• DESCRIPTION OF THE TASK:
Find how many lines contain "matplotlib" and state only that number.

• Code that draws figures:
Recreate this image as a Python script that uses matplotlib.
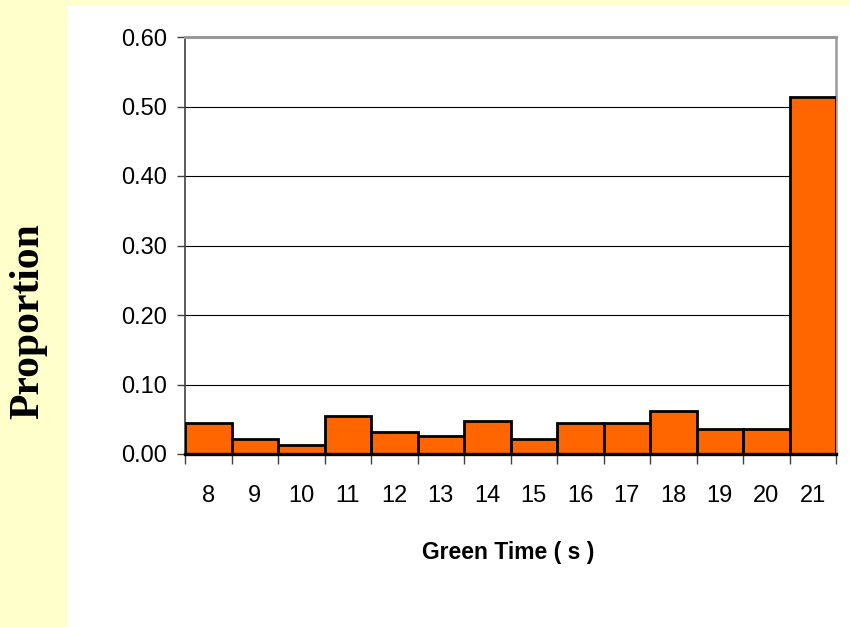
import numpy as np
import matplotlib
matplotlib.use("Agg")
import matplotlib.pyplot as plt
from matplotlib.patches import Rectangle

# datos
green_time = [8, 9, 10, 11, 12, 13, 14, 15, 16, 17, 18, 19, 20, 21]
proportion = [0.044, 0.022, 0.013, 0.054, 0.031, 0.026, 0.048,
              0.021, 0.044, 0.044, 0.062, 0.036, 0.036, 0.514]
y_ticks = [0.0, 0.1, 0.2, 0.3, 0.4, 0.5, 0.6]

narrow = ['Liberation Sans Narrow', 'Liberation Sans', 'DejaVu Sans']
plt.rcParams['font.family'] = narrow

fig = plt.figure(figsize=(8.49, 6.27), dpi=100)
fig.patch.set_facecolor('#FFFFCC')

# panel blanco detras del grafico
fig.patches.append(Rectangle((67 / 849, 0), 1 - 67 / 849, 1 - 6 / 627,
                             transform=fig.transFigure, facecolor='white',
                             edgecolor='none', zorder=-10))

ax = fig.add_axes([185 / 849, 1 - 454 / 627, (836 - 185) / 849, (454 - 37) / 627])
ax.set_facecolor('white')

ax.bar(green_time, proportion, width=1.0, color='#FF6600',
       edgecolor='black', linewidth=2.0, zorder=3)

ax.set_xlim(green_time[0] - 0.5, green_time[-1] + 0.5)
ax.set_ylim(0, 0.6)

# ticks entre categorias, etiquetas en el centro
ax.set_xticks(np.arange(green_time[0] - 0.5, green_time[-1] + 1, 1.0))
ax.set_xticklabels([])
ax.set_xticks(green_time, minor=True)
ax.set_xticklabels([str(g) for g in green_time], minor=True)
ax.tick_params(axis='x', which='major', direction='out', length=7,
               width=1, color='#404040')
ax.tick_params(axis='x', which='minor', length=0, pad=22, labelsize=17)

ax.set_yticks(y_ticks)
ax.set_yticklabels([f'{v:.2f}' for v in y_ticks])
ax.tick_params(axis='y', direction='out', length=6, width=1,
               color='#404040', pad=7, labelsize=17)

for v in y_ticks[1:-1]:
    ax.axhline(v, color='black', linewidth=0.8, zorder=1)

ax.spines['top'].set_color('#999999')
ax.spines['top'].set_linewidth(2.2)
ax.spines['right'].set_color('#999999')
ax.spines['right'].set_linewidth(1.8)
ax.spines['left'].set_color('#404040')
ax.spines['left'].set_linewidth(1.2)
ax.spines['bottom'].set_color('black')
ax.spines['bottom'].set_linewidth(2.4)
ax.spines['bottom'].set_zorder(4)

fig.text(508 / 849, 1 - 553 / 627, 'Green Time ( s )', ha='center', va='center',
         fontsize=16.5, fontweight='bold', family=narrow)
fig.text(28 / 849, 1 - 321 / 627, 'Proportion', rotation=90, ha='center',
         va='center', fontsize=30, fontweight='bold',
         family=['Liberation Serif', 'DejaVu Serif'])

fig.savefig('out.png', dpi=100, facecolor=fig.get_facecolor())
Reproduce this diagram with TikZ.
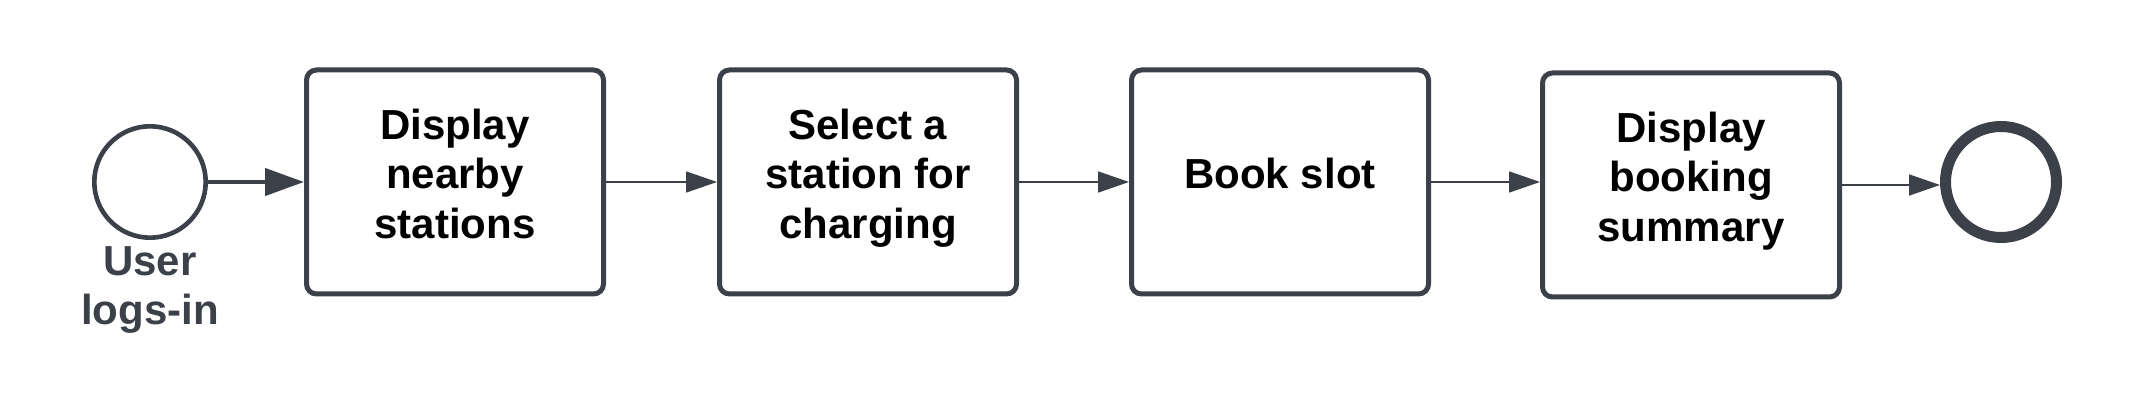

• WRITTEN REPLY:
5